One-pot synthesis nano-hybrid ZrO2–TiO2 fillers in 49% poly(methyl methacrylate) grafted natural rubber (MG49) based nano-composite polymer electrolyte for lithium ion battery application

• One pot synthesis of hybrid fillers ZrO2–TiO2 via in-situ sol–gel method under different pH media.
• Flexible and free-standing modified rubber (MG49) based electrolyte for application for lithium ion battery
• Concentration of fillers and different pH medium influenced and enhanced on ionic conductivity. Nevertheless, different pH values did not changed chemical structure when observed in FTIR peaks.
• Nano hybrid fillers in range of 8-15 nm were successfully produced.
• Obtained good discharge capacity in charge-discharge with columbic efficiency of 97.6%.

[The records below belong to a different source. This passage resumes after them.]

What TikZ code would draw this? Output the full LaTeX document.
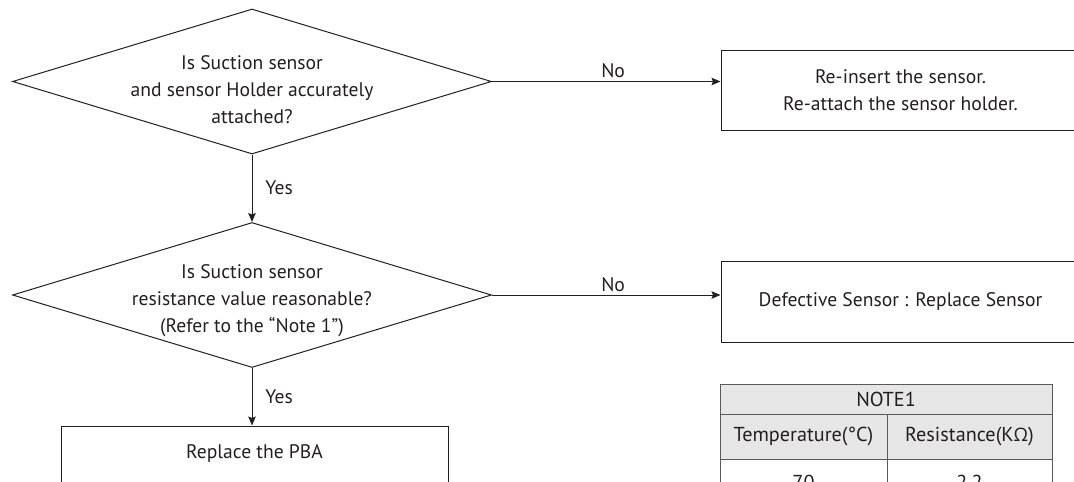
\documentclass[tikz,border=0pt]{standalone}
\usepackage{fontspec}
\setmainfont{PT Sans}
\newfontfamily\greekfont{Open Sans}
\usetikzlibrary{shapes.geometric,arrows.meta}
\definecolor{ink}{HTML}{231F20}
\definecolor{rule}{HTML}{5A5A5A}
\definecolor{headfill}{HTML}{E6E6E6}
\newcommand{\flowfont}{\fontsize{19.6}{27}\selectfont}
\newcommand{\cellfont}{\fontsize{20.2}{27}\selectfont}
\begin{document}
\begin{tikzpicture}[x=1pt,y=-1pt,
  every node/.style={text=ink},
  decision/.style={draw=ink, line width=1pt, shape=diamond, inner sep=0pt,
    minimum width=479pt, minimum height=145pt},
  procbox/.style={draw=ink, line width=1pt, rectangle, inner sep=0pt,
    minimum width=359pt, minimum height=80pt, align=center, font=\flowfont},
  qtext/.style={align=center, font=\flowfont, inner sep=0pt},
  flow/.style={draw=ink, line width=0.9pt, -{Stealth[length=9pt,width=7.5pt,inset=1.5pt]}},
  edgelabel/.style={font=\flowfont, inner sep=3pt},
  cell/.style={font=\cellfont, inner sep=0pt}
]
\useasboundingbox (0,0) rectangle (1074,482);
\clip (0,0) rectangle (1074,482);

% decisions
\node[decision] (d1) at (252,81.5) {};
\node[qtext] (d1t) at (252,90) {Is Suction sensor\\and sensor Holder accurately\\attached?};
\node[decision] (d2) at (252,295) {};
\node[qtext] (d2t) at (252,301) {Is Suction sensor\\resistance value reasonable?\\(Refer to the “Note 1”)};

% actions
\node[procbox] (b1) at (900.5,90) {Re-insert the sensor.\\Re-attach the sensor holder.};
\node[procbox, minimum height=81pt] (b2) at (900.5,301.5) {Defective Sensor : Replace Sensor};
\node[procbox, minimum width=387pt] (b3) at (254.5,466) {};
\node[qtext] (b3t) at (254.5,453) {Replace the PBA};

% connectors
\draw[flow] (d1.east) -- node[edgelabel, above, pos=0.53] {No} (d1.east -| b1.west);
\draw[flow] (d2.east) -- node[edgelabel, above, pos=0.53] {No} (d2.east -| b2.west);
\draw[flow] (d1.south) -- node[edgelabel, right, xshift=10pt] {Yes} (d2.north);
\draw[flow] (d2.south) -- node[edgelabel, right, xshift=10pt] {Yes} (d2.south |- b3.north);

% resistance table
\fill[headfill] (720,384) rectangle (1052,459);
\draw[rule, line width=1pt] (720,384) rectangle (1052,504);
\draw[rule, line width=1pt] (720,414) -- (1052,414);
\draw[rule, line width=1pt] (720,459) -- (1052,459);
\draw[rule, line width=1pt] (887,414) -- (887,504);
\node[cell] (t0) at (886,399) {NOTE1};
\node[cell] (t1) at (803.5,436.5) {Temperature(°C)};
\node[cell] (t2) at (969.5,436.5) {Resistance(K{\greekfont\fontsize{18.5}{27}\selectfont Ω})};
\node[cell] (t3) at (803.5,482) {70};
\node[cell] (t4) at (969.5,482) {2.2};
\end{tikzpicture}
\end{document}
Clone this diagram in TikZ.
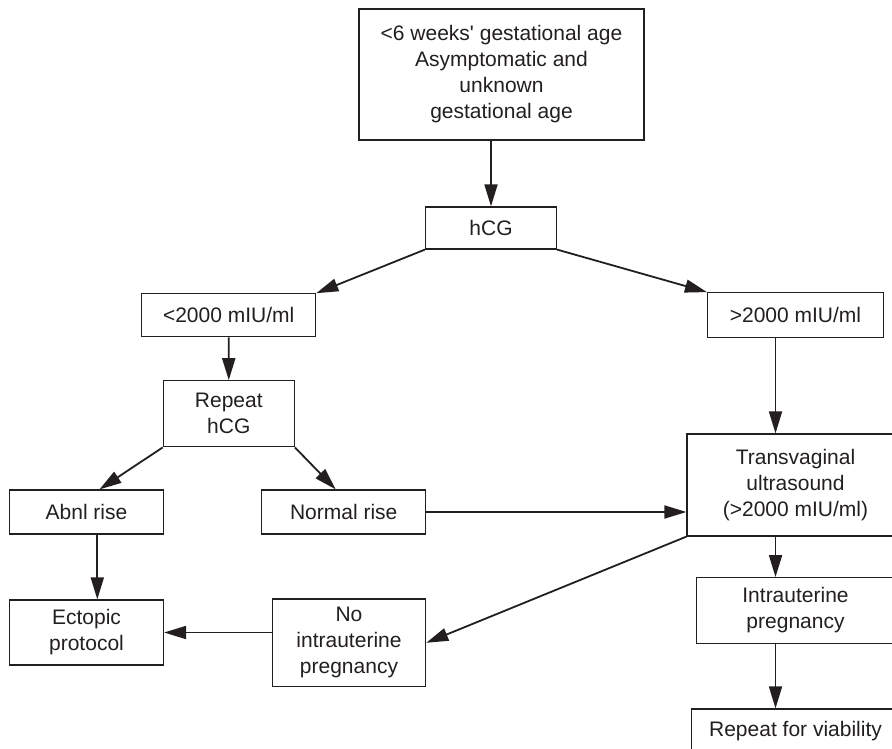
\documentclass[tikz,border=0pt]{standalone}
\usepackage{fontspec}
\newfontfamily\chartfont{Liberation Sans}
\usetikzlibrary{arrows.meta}
\definecolor{ink}{HTML}{231F20}

\begin{document}
\begin{tikzpicture}[x=0.5pt, y=-0.5pt, every node/.style={align=center}]
\tikzset{
  box/.style={draw=ink, line width=0.6pt, inner sep=0pt, text=ink, font=\chartfont\fontsize{10.5}{13}\selectfont},
  flow/.style={draw=ink, line width=0.9pt, -{Triangle[length=11pt,width=6.5pt]}}
}
\clip (0,0) rectangle (892,748);
\fill[white] (0,0) rectangle (892,748);

\node[box, minimum width=142.5pt, minimum height=65.5pt] (start) at (501.5,74.5) {<6 weeks' gestational age\\Asymptomatic and\\unknown\\gestational age};
\node[box, minimum width=65.5pt, minimum height=21pt] (hcg) at (491,228) {hCG};
\node[box, minimum width=87pt, minimum height=21.5pt] (low) at (228.7,315.3) {<2000 mIU/ml};
\node[box, minimum width=88pt, minimum height=22.5pt] (high) at (795.5,315.2) {>2000 mIU/ml};
\node[box, minimum width=65.5pt, minimum height=33pt] (repeat) at (228.8,413.8) {Repeat\\hCG};
\node[box, minimum width=77pt, minimum height=22pt] (abnl) at (86.5,512) {Abnl rise};
\node[box, minimum width=82pt, minimum height=22pt] (normal) at (343.7,512) {Normal rise};
\node[box, minimum width=77pt, minimum height=32.5pt] (ectopic) at (86.5,632.5) {Ectopic\\protocol};
\node[box, minimum width=76.7pt, minimum height=43.8pt] (noiup) at (349,642.8) {No\\intrauterine\\pregnancy};
\node[box, minimum width=108.5pt, minimum height=51pt] (tvus) at (795.5,485) {Transvaginal\\ultrasound\\(>2000 mIU/ml)};
\node[box, minimum width=99pt, minimum height=32.8pt] (iup) at (795.5,610.5) {Intrauterine\\pregnancy};
\node[box, minimum width=104pt, minimum height=22.5pt] (viable) at (795.5,731.5) {Repeat for viability};

\draw[flow] (start.south -| hcg.north) -- (hcg.north);
\draw[flow] (hcg.south west) -- (low.north east);
\draw[flow] (hcg.south east) -- (high.north west);

\draw[flow] (low) -- (repeat);
\draw[flow] (repeat.south west) -- ([xshift=6.5pt]abnl.north);
\draw[flow] (repeat.south east) -- ([xshift=-4pt]normal.north);
\draw[flow] ([xshift=5.4pt]abnl.south) -- ([xshift=5.4pt]ectopic.north);
\draw[flow] (normal.east) -- (normal.east -| tvus.west);

\draw[flow] ([xshift=-10pt]high.south) -- ([xshift=-10pt]tvus.north);
\draw[flow] (tvus.south west) -- (noiup.east);
\draw[flow] (ectopic.east -| noiup.west) -- (ectopic.east);
\draw[flow] ([xshift=-10pt]tvus.south) -- ([xshift=-10pt]iup.north);
\draw[flow] ([xshift=-10pt]iup.south) -- ([xshift=-10pt]viable.north);
\end{tikzpicture}
\end{document}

Initial investigations on ionic conductivity properties, morphology studies and chemical interactions of new nano-composite solid polymer electrolyte (NCPE) of MG49–LiCF3SO3 (20 wt.%)–ZrO2–TiO2 (ratio of 1:1) were conducted by means of one-pot synthesis in different pH media for application in the electrochemical device system. Synthesis hybrid oxides of ZrO2–TiO2 were done using the in-situ sol–gel method inside dissolved grafted natural rubber polymer MG49 which act as polymer electrolyte host. The solid polymer electrolyte film was obtained via the solution casting method. Analysis impedance showed that highest ionic conductivity was obtained at 1.20 × 10− 5 S cm− 1 in acidic medium and temperature dependence ionic conductivity has been studied based on Arrhenius plot. Analysis XRD revealed that crystalline phase of the electrolyte systems was reduced with addition of acid or base. No lithium salt crystalline peaks were observed indicating that the doped lithium salt was well dissociated throughout the electrolyte systems. FTIR results showed that the pH of the mediums affects the formation of zirconia–titania particles at carbonyl and ether groups of the polymer. It also reflects the chemical stability of acid-base towards polymer electrolyte. Analysis of FESEM confirmed the formation of zirconia and titania particles at size range of 8–15 nm. Charge–discharge study showed a high discharge capacity and columbic efficiency of 97.6%.